» **GIVEN INFORMATION**:
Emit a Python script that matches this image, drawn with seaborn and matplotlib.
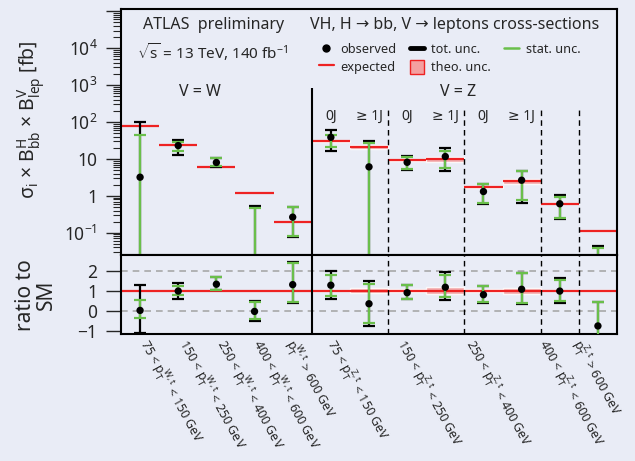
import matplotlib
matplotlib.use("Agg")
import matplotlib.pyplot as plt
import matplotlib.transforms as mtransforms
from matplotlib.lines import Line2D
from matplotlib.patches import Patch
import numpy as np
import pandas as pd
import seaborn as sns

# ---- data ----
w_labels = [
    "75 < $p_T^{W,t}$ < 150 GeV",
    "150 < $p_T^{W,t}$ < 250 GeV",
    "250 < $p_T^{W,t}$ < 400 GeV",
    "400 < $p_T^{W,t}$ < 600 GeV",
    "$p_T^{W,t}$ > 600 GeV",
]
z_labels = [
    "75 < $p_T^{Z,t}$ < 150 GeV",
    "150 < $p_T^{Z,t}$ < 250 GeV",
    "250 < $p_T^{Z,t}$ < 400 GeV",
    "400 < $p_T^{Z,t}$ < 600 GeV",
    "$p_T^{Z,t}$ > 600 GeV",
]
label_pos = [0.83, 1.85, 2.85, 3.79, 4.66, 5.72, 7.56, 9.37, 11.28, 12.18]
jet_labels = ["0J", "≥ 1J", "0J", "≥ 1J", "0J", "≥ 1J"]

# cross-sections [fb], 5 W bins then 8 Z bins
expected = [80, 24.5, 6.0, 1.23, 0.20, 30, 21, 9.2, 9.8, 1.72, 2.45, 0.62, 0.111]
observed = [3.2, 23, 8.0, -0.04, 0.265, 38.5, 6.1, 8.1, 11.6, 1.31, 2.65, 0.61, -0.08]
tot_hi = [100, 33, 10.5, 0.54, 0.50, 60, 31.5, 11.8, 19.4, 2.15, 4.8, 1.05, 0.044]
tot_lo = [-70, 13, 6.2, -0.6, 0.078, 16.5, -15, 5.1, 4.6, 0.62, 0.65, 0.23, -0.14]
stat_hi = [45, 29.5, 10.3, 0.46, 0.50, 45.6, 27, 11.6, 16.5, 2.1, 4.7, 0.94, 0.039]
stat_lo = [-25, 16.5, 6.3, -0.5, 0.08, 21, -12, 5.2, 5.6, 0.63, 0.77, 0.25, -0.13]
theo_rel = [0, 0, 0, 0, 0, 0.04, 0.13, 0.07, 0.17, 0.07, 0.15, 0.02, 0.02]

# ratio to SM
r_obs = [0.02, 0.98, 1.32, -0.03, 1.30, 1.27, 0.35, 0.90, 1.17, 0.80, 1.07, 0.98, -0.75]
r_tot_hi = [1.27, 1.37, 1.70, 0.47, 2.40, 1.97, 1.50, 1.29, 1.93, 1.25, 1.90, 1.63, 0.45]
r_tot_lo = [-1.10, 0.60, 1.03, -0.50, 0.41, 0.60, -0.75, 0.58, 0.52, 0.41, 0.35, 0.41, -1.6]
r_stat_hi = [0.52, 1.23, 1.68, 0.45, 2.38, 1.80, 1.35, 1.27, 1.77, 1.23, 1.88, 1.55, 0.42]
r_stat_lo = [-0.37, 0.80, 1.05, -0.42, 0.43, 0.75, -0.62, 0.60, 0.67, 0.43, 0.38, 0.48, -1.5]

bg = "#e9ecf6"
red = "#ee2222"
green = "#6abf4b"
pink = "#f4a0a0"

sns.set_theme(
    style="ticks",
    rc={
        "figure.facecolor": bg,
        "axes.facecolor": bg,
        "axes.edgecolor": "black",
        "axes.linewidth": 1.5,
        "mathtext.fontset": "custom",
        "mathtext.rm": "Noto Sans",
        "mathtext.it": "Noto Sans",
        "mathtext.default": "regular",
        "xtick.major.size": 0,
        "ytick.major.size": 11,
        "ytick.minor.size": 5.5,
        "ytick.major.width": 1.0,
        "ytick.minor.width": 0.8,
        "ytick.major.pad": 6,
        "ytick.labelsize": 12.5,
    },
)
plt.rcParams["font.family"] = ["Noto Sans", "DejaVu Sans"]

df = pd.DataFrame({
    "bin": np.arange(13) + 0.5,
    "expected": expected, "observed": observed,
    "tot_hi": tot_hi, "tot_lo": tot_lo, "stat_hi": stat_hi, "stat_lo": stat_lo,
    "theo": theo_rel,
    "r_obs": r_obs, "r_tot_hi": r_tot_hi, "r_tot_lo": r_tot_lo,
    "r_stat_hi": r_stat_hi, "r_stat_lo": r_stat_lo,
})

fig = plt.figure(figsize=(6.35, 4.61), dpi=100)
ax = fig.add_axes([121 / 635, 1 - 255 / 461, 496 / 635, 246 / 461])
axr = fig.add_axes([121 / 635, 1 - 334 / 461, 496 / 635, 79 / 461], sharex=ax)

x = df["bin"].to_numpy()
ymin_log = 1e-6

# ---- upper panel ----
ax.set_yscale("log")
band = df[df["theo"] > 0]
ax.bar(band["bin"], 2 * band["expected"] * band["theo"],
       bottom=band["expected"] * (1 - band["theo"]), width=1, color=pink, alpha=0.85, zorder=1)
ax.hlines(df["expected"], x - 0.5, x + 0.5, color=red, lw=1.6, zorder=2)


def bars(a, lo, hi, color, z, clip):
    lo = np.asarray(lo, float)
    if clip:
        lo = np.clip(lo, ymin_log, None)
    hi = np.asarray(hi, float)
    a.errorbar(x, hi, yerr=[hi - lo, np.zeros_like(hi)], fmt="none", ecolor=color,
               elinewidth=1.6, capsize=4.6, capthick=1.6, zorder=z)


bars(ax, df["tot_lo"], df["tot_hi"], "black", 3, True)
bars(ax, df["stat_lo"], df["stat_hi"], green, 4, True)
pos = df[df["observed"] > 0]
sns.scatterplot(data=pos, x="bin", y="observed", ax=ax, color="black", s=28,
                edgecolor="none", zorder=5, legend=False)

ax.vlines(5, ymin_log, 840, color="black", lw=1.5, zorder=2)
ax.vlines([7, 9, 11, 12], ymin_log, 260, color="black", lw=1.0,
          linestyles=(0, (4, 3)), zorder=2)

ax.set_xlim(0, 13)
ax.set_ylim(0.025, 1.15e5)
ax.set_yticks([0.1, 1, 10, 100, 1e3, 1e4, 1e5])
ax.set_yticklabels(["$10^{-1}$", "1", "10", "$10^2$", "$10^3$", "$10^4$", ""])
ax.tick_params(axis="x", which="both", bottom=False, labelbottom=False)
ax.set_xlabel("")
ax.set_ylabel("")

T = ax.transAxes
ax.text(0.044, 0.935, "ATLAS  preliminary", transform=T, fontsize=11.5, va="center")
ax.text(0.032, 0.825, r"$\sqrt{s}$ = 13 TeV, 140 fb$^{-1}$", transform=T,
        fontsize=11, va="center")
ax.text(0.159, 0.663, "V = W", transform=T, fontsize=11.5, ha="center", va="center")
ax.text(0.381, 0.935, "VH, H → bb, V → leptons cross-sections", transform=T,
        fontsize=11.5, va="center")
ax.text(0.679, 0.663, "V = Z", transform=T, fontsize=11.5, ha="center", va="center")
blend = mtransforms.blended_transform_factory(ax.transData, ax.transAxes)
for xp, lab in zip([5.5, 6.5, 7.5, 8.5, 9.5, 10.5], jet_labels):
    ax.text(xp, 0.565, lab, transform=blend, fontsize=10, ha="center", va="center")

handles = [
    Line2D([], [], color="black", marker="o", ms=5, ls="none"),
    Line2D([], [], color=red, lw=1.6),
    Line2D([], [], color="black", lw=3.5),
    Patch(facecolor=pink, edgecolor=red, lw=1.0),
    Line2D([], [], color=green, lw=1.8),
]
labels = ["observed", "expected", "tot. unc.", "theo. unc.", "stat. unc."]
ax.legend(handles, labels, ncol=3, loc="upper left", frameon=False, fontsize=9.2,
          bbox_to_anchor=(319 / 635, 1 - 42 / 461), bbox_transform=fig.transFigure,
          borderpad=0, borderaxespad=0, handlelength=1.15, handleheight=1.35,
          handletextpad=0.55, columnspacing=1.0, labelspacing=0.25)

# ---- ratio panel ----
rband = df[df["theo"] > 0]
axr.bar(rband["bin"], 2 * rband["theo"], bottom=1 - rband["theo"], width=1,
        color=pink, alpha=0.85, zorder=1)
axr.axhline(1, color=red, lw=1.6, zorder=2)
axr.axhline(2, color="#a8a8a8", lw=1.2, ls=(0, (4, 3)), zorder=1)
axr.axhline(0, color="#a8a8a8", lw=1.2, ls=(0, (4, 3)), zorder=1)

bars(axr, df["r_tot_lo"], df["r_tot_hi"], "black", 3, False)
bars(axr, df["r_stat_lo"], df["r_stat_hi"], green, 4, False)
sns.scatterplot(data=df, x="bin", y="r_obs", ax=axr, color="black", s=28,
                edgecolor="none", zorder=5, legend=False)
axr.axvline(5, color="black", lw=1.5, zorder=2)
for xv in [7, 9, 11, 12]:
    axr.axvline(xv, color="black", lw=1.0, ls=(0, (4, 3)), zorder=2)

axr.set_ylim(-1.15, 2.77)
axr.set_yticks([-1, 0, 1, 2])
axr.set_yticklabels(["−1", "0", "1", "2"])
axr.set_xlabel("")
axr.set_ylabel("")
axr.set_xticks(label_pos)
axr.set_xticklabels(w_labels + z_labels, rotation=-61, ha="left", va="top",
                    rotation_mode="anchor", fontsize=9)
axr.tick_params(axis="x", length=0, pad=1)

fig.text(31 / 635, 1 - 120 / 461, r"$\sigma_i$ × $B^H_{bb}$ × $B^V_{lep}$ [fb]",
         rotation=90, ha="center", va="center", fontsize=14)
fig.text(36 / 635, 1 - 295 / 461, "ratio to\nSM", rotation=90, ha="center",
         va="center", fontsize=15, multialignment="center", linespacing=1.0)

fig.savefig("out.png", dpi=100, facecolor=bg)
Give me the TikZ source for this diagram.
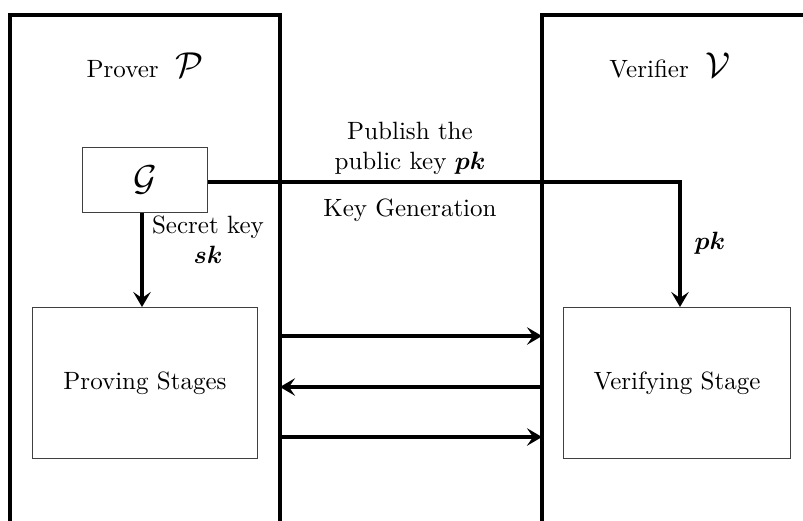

» **WHAT YOU HAVE TO DO**: Repeat the listing above from its first line through the line that contains "0.15, 0.02, 0.02]", both included, and nothing more. Drop the pictures.

» **CORRECT OUTPUT**:
Emit a Python script that matches this image, drawn with seaborn and matplotlib.
import matplotlib
matplotlib.use("Agg")
import matplotlib.pyplot as plt
import matplotlib.transforms as mtransforms
from matplotlib.lines import Line2D
from matplotlib.patches import Patch
import numpy as np
import pandas as pd
import seaborn as sns

# ---- data ----
w_labels = [
    "75 < $p_T^{W,t}$ < 150 GeV",
    "150 < $p_T^{W,t}$ < 250 GeV",
    "250 < $p_T^{W,t}$ < 400 GeV",
    "400 < $p_T^{W,t}$ < 600 GeV",
    "$p_T^{W,t}$ > 600 GeV",
]
z_labels = [
    "75 < $p_T^{Z,t}$ < 150 GeV",
    "150 < $p_T^{Z,t}$ < 250 GeV",
    "250 < $p_T^{Z,t}$ < 400 GeV",
    "400 < $p_T^{Z,t}$ < 600 GeV",
    "$p_T^{Z,t}$ > 600 GeV",
]
label_pos = [0.83, 1.85, 2.85, 3.79, 4.66, 5.72, 7.56, 9.37, 11.28, 12.18]
jet_labels = ["0J", "≥ 1J", "0J", "≥ 1J", "0J", "≥ 1J"]

# cross-sections [fb], 5 W bins then 8 Z bins
expected = [80, 24.5, 6.0, 1.23, 0.20, 30, 21, 9.2, 9.8, 1.72, 2.45, 0.62, 0.111]
observed = [3.2, 23, 8.0, -0.04, 0.265, 38.5, 6.1, 8.1, 11.6, 1.31, 2.65, 0.61, -0.08]
tot_hi = [100, 33, 10.5, 0.54, 0.50, 60, 31.5, 11.8, 19.4, 2.15, 4.8, 1.05, 0.044]
tot_lo = [-70, 13, 6.2, -0.6, 0.078, 16.5, -15, 5.1, 4.6, 0.62, 0.65, 0.23, -0.14]
stat_hi = [45, 29.5, 10.3, 0.46, 0.50, 45.6, 27, 11.6, 16.5, 2.1, 4.7, 0.94, 0.039]
stat_lo = [-25, 16.5, 6.3, -0.5, 0.08, 21, -12, 5.2, 5.6, 0.63, 0.77, 0.25, -0.13]
theo_rel = [0, 0, 0, 0, 0, 0.04, 0.13, 0.07, 0.17, 0.07, 0.15, 0.02, 0.02]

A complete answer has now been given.